## Your objective
Would you print the records below from the first line through the line containing "import pandas as pd", skipping the pictures?

## Data supplied
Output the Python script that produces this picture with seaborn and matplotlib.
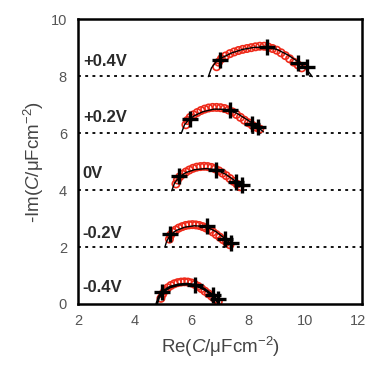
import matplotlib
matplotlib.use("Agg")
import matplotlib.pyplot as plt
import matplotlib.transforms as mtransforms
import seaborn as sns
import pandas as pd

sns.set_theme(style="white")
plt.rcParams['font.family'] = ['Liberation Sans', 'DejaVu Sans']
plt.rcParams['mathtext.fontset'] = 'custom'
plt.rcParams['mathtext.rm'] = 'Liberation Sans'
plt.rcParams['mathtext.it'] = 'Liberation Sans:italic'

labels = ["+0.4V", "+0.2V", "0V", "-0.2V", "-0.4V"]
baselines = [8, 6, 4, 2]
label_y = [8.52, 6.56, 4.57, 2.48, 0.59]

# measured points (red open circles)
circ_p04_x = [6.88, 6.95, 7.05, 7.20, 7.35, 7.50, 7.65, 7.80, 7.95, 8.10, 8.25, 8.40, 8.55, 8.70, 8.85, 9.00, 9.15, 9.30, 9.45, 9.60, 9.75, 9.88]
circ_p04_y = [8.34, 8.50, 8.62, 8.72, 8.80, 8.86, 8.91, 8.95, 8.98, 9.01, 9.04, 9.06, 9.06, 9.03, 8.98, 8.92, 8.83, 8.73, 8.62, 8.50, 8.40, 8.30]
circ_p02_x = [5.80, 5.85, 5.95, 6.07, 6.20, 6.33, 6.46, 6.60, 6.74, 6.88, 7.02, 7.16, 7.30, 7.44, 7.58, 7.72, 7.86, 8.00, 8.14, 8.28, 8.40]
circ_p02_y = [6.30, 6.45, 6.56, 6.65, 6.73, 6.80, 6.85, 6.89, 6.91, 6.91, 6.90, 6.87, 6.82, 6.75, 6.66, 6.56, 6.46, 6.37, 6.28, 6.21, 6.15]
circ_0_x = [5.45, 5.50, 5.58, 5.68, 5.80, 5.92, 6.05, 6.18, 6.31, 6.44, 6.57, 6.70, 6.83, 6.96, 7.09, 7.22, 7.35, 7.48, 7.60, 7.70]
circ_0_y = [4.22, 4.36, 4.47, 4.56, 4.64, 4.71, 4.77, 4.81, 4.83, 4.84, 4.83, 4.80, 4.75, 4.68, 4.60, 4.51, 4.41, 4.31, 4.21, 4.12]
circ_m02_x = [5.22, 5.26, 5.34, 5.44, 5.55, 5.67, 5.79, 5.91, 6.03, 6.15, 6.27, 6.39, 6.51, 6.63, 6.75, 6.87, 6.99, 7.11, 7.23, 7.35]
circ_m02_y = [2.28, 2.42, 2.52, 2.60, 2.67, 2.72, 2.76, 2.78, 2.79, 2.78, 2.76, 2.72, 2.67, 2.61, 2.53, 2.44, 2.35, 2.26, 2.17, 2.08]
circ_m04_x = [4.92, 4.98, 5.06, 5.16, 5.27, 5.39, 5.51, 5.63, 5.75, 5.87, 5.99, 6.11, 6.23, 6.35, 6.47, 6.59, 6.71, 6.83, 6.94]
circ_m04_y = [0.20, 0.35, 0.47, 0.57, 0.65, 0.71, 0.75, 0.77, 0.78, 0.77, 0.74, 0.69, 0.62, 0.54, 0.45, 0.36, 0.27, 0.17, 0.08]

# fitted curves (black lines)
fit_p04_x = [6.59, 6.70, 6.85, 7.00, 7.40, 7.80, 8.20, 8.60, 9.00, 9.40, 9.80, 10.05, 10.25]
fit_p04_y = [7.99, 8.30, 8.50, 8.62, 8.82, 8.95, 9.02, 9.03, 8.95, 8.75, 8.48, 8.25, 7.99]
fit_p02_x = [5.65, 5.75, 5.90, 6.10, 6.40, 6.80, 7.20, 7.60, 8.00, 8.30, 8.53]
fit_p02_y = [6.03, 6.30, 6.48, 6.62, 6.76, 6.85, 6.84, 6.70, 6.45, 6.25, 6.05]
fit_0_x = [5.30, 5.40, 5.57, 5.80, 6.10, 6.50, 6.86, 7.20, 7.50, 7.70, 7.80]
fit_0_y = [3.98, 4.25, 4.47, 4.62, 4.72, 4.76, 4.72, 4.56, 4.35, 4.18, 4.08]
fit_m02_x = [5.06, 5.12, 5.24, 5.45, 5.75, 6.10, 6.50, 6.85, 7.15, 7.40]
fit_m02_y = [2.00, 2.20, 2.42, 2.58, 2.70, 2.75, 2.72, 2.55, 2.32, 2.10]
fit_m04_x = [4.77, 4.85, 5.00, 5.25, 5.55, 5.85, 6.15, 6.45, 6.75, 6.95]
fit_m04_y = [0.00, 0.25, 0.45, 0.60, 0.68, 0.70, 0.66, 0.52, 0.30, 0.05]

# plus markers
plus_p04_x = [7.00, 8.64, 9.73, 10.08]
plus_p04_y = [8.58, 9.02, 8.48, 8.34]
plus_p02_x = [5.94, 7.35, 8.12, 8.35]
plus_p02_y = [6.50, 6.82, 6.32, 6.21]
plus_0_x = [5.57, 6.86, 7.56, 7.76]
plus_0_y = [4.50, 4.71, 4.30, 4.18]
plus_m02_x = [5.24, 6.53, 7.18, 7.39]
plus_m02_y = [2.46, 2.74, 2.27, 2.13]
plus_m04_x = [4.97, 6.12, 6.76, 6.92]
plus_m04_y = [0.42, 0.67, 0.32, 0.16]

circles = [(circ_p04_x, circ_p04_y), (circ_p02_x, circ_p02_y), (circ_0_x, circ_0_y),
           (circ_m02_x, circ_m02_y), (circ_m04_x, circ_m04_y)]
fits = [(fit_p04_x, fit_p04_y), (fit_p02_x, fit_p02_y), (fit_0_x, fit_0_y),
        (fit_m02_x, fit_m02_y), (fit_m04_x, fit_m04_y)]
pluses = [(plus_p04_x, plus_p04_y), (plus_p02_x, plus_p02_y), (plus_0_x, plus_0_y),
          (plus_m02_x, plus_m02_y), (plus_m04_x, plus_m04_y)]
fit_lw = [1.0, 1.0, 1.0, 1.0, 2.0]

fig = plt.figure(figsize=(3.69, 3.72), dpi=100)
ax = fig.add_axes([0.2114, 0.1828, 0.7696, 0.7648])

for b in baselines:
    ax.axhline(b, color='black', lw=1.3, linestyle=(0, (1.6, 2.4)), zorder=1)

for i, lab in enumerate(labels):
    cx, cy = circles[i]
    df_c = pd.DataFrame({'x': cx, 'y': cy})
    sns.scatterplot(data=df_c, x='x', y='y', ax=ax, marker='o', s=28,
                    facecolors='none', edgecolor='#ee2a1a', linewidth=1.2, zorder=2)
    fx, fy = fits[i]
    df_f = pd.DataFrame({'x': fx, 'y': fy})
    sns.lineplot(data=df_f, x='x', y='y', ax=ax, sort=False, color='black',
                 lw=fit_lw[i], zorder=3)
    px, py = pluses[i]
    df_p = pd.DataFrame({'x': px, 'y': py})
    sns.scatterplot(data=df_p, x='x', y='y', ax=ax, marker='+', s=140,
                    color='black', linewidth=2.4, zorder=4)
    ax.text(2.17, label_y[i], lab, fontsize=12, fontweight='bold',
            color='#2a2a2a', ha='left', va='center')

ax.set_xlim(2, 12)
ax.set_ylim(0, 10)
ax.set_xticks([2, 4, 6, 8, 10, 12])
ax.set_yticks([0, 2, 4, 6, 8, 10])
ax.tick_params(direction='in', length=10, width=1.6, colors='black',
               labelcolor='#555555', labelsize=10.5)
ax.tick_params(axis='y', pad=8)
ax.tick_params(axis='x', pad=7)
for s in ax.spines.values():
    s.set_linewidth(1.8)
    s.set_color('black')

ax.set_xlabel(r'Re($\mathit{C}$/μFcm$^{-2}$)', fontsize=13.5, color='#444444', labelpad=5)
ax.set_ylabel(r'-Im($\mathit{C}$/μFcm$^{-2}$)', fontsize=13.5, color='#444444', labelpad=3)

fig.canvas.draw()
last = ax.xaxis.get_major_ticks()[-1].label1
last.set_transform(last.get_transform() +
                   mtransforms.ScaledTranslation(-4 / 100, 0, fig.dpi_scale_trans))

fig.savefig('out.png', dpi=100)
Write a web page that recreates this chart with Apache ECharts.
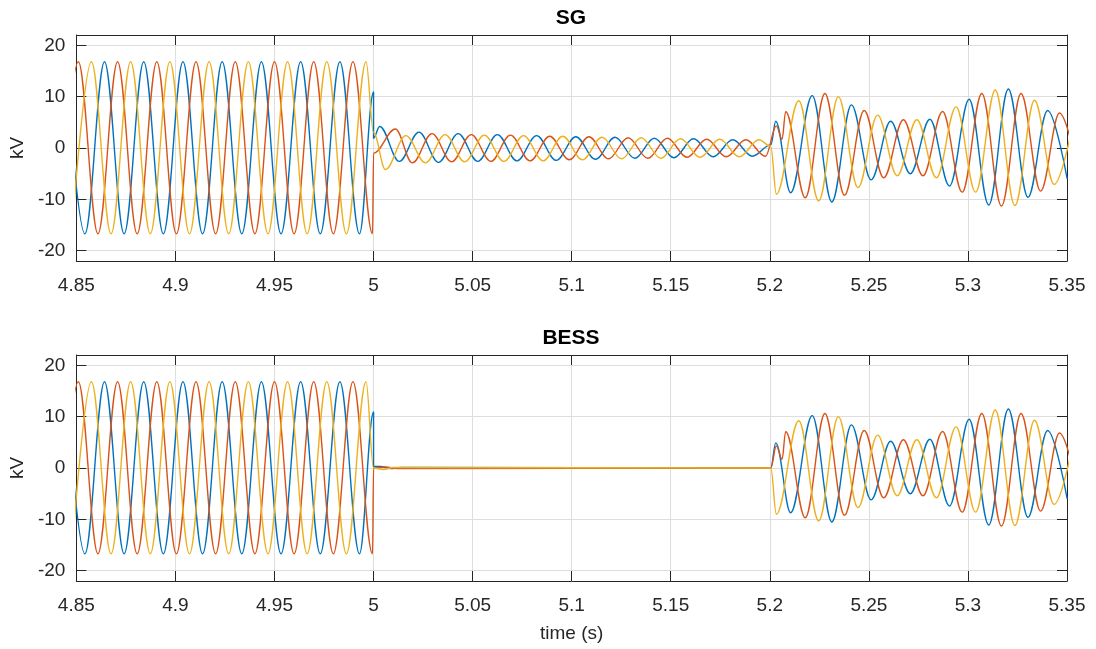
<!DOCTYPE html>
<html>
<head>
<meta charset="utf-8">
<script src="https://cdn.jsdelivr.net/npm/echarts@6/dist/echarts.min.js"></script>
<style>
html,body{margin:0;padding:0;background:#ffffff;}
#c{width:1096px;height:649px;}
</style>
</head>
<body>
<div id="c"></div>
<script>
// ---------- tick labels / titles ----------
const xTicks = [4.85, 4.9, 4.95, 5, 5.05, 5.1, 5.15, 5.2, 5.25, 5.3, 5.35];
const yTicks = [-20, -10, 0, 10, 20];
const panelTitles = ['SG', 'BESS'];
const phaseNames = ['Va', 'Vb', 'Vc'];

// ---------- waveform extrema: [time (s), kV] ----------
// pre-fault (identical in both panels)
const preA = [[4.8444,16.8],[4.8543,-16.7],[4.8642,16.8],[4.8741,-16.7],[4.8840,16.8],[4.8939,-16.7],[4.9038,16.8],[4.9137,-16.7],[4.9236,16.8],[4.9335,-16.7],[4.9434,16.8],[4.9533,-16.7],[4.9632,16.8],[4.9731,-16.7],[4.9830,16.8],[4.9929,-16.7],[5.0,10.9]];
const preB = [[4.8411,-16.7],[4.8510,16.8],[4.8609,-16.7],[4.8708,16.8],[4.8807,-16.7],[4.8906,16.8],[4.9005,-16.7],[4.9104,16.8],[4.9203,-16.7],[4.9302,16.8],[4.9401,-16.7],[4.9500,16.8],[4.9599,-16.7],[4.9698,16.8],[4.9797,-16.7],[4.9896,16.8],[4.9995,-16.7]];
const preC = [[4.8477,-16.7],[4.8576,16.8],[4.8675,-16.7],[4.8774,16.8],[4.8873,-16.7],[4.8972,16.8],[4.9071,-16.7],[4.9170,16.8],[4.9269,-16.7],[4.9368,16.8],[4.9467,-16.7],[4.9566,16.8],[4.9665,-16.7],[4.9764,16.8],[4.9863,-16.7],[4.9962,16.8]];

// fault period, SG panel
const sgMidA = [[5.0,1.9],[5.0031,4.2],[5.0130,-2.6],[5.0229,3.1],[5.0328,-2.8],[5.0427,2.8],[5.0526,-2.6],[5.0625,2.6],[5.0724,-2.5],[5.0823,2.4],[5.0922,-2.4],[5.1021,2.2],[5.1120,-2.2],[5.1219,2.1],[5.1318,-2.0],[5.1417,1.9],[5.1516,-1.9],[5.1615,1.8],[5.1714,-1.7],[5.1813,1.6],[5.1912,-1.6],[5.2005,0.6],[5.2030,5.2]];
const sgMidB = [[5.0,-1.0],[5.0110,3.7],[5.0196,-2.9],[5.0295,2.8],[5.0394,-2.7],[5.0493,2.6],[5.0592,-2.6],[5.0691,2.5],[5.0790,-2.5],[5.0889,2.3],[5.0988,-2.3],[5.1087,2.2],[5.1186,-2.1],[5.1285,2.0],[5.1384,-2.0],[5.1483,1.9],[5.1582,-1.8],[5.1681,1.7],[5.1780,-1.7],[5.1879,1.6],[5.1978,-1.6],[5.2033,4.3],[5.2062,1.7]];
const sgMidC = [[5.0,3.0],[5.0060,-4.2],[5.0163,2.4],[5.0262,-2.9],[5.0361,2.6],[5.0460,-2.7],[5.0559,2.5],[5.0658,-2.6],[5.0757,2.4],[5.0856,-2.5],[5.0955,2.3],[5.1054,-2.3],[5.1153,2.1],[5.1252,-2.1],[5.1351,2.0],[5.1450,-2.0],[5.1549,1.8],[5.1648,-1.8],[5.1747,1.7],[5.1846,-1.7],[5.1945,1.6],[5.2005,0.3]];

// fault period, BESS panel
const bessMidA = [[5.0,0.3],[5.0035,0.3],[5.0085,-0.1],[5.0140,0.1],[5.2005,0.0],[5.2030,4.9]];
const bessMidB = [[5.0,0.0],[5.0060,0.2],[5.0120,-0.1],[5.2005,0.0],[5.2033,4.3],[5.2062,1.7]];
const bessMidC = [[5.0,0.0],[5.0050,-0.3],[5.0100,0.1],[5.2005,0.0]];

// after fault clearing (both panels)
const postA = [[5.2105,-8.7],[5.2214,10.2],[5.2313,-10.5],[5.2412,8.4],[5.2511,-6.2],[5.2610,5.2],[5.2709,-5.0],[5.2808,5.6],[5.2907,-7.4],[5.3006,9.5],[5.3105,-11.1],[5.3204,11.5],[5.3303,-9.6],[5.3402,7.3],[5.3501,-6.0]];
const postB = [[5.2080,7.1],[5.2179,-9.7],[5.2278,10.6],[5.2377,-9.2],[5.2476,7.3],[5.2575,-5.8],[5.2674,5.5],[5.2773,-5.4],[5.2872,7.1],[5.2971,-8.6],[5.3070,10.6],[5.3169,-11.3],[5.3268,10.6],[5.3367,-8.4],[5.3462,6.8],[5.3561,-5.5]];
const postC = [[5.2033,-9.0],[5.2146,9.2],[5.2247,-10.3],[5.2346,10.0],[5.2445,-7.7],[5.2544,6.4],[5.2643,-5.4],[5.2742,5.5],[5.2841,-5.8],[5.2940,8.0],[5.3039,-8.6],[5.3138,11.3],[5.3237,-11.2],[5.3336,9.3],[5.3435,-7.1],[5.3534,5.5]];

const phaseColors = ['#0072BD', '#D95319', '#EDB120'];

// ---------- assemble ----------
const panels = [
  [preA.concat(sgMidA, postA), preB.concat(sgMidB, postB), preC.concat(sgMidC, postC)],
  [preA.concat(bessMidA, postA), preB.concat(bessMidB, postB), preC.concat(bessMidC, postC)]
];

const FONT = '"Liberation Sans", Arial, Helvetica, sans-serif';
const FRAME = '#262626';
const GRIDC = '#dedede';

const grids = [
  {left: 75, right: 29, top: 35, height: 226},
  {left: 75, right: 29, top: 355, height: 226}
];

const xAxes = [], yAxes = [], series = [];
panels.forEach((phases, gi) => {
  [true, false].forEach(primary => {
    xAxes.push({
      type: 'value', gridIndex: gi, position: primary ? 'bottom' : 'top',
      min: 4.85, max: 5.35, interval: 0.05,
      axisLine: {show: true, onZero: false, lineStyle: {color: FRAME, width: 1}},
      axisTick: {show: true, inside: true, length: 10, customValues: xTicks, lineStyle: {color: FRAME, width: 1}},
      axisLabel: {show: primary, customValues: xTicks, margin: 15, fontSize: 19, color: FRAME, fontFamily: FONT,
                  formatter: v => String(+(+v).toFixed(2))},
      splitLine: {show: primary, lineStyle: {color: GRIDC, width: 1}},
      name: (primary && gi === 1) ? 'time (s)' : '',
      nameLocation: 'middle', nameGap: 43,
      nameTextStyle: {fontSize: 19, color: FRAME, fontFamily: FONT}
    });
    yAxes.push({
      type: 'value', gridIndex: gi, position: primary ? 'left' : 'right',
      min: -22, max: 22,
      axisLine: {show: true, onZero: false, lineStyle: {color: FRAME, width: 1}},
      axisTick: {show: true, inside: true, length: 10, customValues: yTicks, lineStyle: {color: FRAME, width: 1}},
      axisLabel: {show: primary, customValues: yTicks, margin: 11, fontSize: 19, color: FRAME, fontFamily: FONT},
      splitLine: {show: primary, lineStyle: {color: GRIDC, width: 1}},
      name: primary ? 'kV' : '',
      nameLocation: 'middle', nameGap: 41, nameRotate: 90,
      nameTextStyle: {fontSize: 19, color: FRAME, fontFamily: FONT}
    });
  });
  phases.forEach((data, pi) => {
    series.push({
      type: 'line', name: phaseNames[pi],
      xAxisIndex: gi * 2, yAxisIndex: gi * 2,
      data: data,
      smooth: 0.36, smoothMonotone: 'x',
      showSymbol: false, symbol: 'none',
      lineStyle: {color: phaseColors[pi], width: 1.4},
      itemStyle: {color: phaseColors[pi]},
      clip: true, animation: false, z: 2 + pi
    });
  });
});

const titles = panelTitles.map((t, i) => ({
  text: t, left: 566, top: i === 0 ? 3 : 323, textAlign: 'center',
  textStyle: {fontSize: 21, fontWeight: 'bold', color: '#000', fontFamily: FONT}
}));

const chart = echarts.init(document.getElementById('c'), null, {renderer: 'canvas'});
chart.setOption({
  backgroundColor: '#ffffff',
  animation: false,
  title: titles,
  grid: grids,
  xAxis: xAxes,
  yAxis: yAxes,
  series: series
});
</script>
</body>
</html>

## Correct response
Output the Python script that produces this picture with seaborn and matplotlib.
import matplotlib
matplotlib.use("Agg")
import matplotlib.pyplot as plt
import matplotlib.transforms as mtransforms
import seaborn as sns
import pandas as pd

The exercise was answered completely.